» **DATASET CONTENT**:
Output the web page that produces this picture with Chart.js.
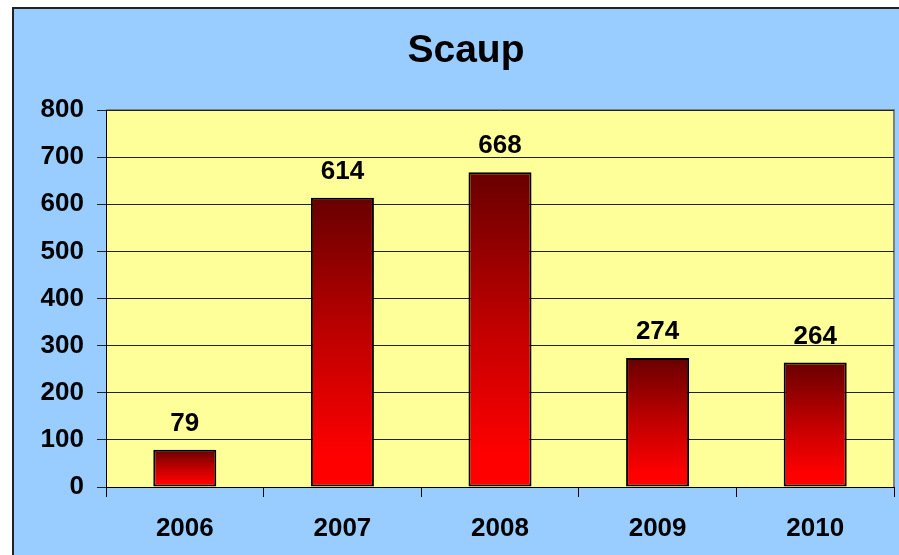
<!DOCTYPE html>
<html>
<head>
<meta charset="utf-8">
<script src="https://cdn.jsdelivr.net/npm/chart.js@4"></script>
<style>
    html, body { margin: 0; padding: 0; background: #fff; overflow: hidden; }
    #frame { position: absolute; left: 12px; top: 7px; width: 900px; height: 560px; background: #99ccff; border: 2px solid #222; }
    #scaupChart { position: absolute; left: 0; top: 0; }
</style>
</head>
<body>
<div id="frame"></div>
<canvas id="scaupChart" width="899" height="555"></canvas>
<script>
// Dados
const chartTitle = 'Scaup';
const years = ['2006', '2007', '2008', '2009', '2010'];
const counts = [79, 614, 668, 274, 264];
const yTicks = [0, 100, 200, 300, 400, 500, 600, 700, 800];

const FONT = '"Liberation Sans", Arial, sans-serif';

// fundo amarelo da area do grafico + borda cinza
const plotBackground = {
    id: 'plotBackground',
    beforeDraw(chart) {
        const { ctx, chartArea: a } = chart;
        ctx.save();
        ctx.fillStyle = '#ffff99';
        ctx.fillRect(a.left, a.top, a.right - a.left, a.bottom - a.top);
        ctx.strokeStyle = '#808080';
        ctx.lineWidth = 2;
        ctx.beginPath();
        ctx.moveTo(a.left, a.top);
        ctx.lineTo(a.right, a.top);
        ctx.lineTo(a.right, a.bottom);
        ctx.stroke();
        ctx.restore();
    }
};

// valores em cima das barras
const barValues = {
    id: 'barValues',
    afterDatasetsDraw(chart) {
        const { ctx } = chart;
        const meta = chart.getDatasetMeta(0);
        ctx.save();
        ctx.font = 'bold 26px ' + FONT;
        ctx.fillStyle = '#000';
        ctx.textAlign = 'center';
        ctx.textBaseline = 'alphabetic';
        meta.data.forEach((bar, i) => {
            ctx.fillText(String(counts[i]), bar.x, bar.y - 19);
        });
        ctx.restore();
    }
};

// titulo
const titleText = {
    id: 'titleText',
    afterDraw(chart) {
        const { ctx } = chart;
        ctx.save();
        ctx.font = 'bold 39px ' + FONT;
        ctx.fillStyle = '#000';
        ctx.textAlign = 'center';
        ctx.textBaseline = 'alphabetic';
        ctx.fillText(chartTitle, 466, 62);
        ctx.restore();
    }
};

function barGradient(context) {
    const chart = context.chart;
    if (!chart.chartArea || context.type !== 'data') return '#c00000';
    const y = chart.scales.y;
    const top = y.getPixelForValue(context.raw);
    const bottom = y.getPixelForValue(0);
    const g = chart.ctx.createLinearGradient(0, top, 0, bottom);
    g.addColorStop(0, '#680000');
    g.addColorStop(0.5, '#c20000');
    g.addColorStop(0.9, '#ff0000');
    g.addColorStop(1, '#ff0000');
    return g;
}

new Chart(document.getElementById('scaupChart').getContext('2d'), {
    type: 'bar',
    data: {
        labels: years,
        datasets: [{
            label: chartTitle,
            data: counts,
            backgroundColor: barGradient,
            borderColor: '#000',
            borderWidth: 2,
            borderSkipped: false,
            barPercentage: 0.4,
            categoryPercentage: 1
        }]
    },
    options: {
        responsive: false,
        animation: false,
        layout: { padding: { top: 110, right: 5, left: 0, bottom: 0 } },
        plugins: {
            legend: { display: false },
            title: { display: false },
            tooltip: { enabled: false }
        },
        scales: {
            x: {
                afterFit: (s) => { s.height = 68; },
                border: { color: '#000', width: 1 },
                grid: { offset: true, drawOnChartArea: false, tickLength: 10, color: '#000' },
                ticks: { color: '#000', padding: 16, font: { family: FONT, size: 26, weight: 'bold' } }
            },
            y: {
                min: yTicks[0],
                max: yTicks[yTicks.length - 1],
                afterFit: (s) => { s.width = 106; },
                border: { color: '#000', width: 1 },
                grid: { color: '#222', lineWidth: 1, tickLength: 9 },
                ticks: {
                    stepSize: yTicks[1] - yTicks[0],
                    color: '#000',
                    padding: 13,
                    font: { family: FONT, size: 26, weight: 'bold' }
                }
            }
        }
    },
    plugins: [plotBackground, barValues, titleText]
});
</script>
</body>
</html>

» **AIM**: Output all of the data exactly as it stands, minus any images.

» **RESPONSE**:
Output the web page that produces this picture with Chart.js.
<!DOCTYPE html>
<html>
<head>
<meta charset="utf-8">
<script src="https://cdn.jsdelivr.net/npm/chart.js@4"></script>
<style>
    html, body { margin: 0; padding: 0; background: #fff; overflow: hidden; }
    #frame { position: absolute; left: 12px; top: 7px; width: 900px; height: 560px; background: #99ccff; border: 2px solid #222; }
    #scaupChart { position: absolute; left: 0; top: 0; }
</style>
</head>
<body>
<div id="frame"></div>
<canvas id="scaupChart" width="899" height="555"></canvas>
<script>
// Dados
const chartTitle = 'Scaup';
const years = ['2006', '2007', '2008', '2009', '2010'];
const counts = [79, 614, 668, 274, 264];
const yTicks = [0, 100, 200, 300, 400, 500, 600, 700, 800];

const FONT = '"Liberation Sans", Arial, sans-serif';

// fundo amarelo da area do grafico + borda cinza
const plotBackground = {
    id: 'plotBackground',
    beforeDraw(chart) {
        const { ctx, chartArea: a } = chart;
        ctx.save();
        ctx.fillStyle = '#ffff99';
        ctx.fillRect(a.left, a.top, a.right - a.left, a.bottom - a.top);
        ctx.strokeStyle = '#808080';
        ctx.lineWidth = 2;
        ctx.beginPath();
        ctx.moveTo(a.left, a.top);
        ctx.lineTo(a.right, a.top);
        ctx.lineTo(a.right, a.bottom);
        ctx.stroke();
        ctx.restore();
    }
};

// valores em cima das barras
const barValues = {
    id: 'barValues',
    afterDatasetsDraw(chart) {
        const { ctx } = chart;
        const meta = chart.getDatasetMeta(0);
        ctx.save();
        ctx.font = 'bold 26px ' + FONT;
        ctx.fillStyle = '#000';
        ctx.textAlign = 'center';
        ctx.textBaseline = 'alphabetic';
        meta.data.forEach((bar, i) => {
            ctx.fillText(String(counts[i]), bar.x, bar.y - 19);
        });
        ctx.restore();
    }
};

// titulo
const titleText = {
    id: 'titleText',
    afterDraw(chart) {
        const { ctx } = chart;
        ctx.save();
        ctx.font = 'bold 39px ' + FONT;
        ctx.fillStyle = '#000';
        ctx.textAlign = 'center';
        ctx.textBaseline = 'alphabetic';
        ctx.fillText(chartTitle, 466, 62);
        ctx.restore();
    }
};

function barGradient(context) {
    const chart = context.chart;
    if (!chart.chartArea || context.type !== 'data') return '#c00000';
    const y = chart.scales.y;
    const top = y.getPixelForValue(context.raw);
    const bottom = y.getPixelForValue(0);
    const g = chart.ctx.createLinearGradient(0, top, 0, bottom);
    g.addColorStop(0, '#680000');
    g.addColorStop(0.5, '#c20000');
    g.addColorStop(0.9, '#ff0000');
    g.addColorStop(1, '#ff0000');
    return g;
}

new Chart(document.getElementById('scaupChart').getContext('2d'), {
    type: 'bar',
    data: {
        labels: years,
        datasets: [{
            label: chartTitle,
            data: counts,
            backgroundColor: barGradient,
            borderColor: '#000',
            borderWidth: 2,
            borderSkipped: false,
            barPercentage: 0.4,
            categoryPercentage: 1
        }]
    },
    options: {
        responsive: false,
        animation: false,
        layout: { padding: { top: 110, right: 5, left: 0, bottom: 0 } },
        plugins: {
            legend: { display: false },
            title: { display: false },
            tooltip: { enabled: false }
        },
        scales: {
            x: {
                afterFit: (s) => { s.height = 68; },
                border: { color: '#000', width: 1 },
                grid: { offset: true, drawOnChartArea: false, tickLength: 10, color: '#000' },
                ticks: { color: '#000', padding: 16, font: { family: FONT, size: 26, weight: 'bold' } }
            },
            y: {
                min: yTicks[0],
                max: yTicks[yTicks.length - 1],
                afterFit: (s) => { s.width = 106; },
                border: { color: '#000', width: 1 },
                grid: { color: '#222', lineWidth: 1, tickLength: 9 },
                ticks: {
                    stepSize: yTicks[1] - yTicks[0],
                    color: '#000',
                    padding: 13,
                    font: { family: FONT, size: 26, weight: 'bold' }
                }
            }
        }
    },
    plugins: [plotBackground, barValues, titleText]
});
</script>
</body>
</html>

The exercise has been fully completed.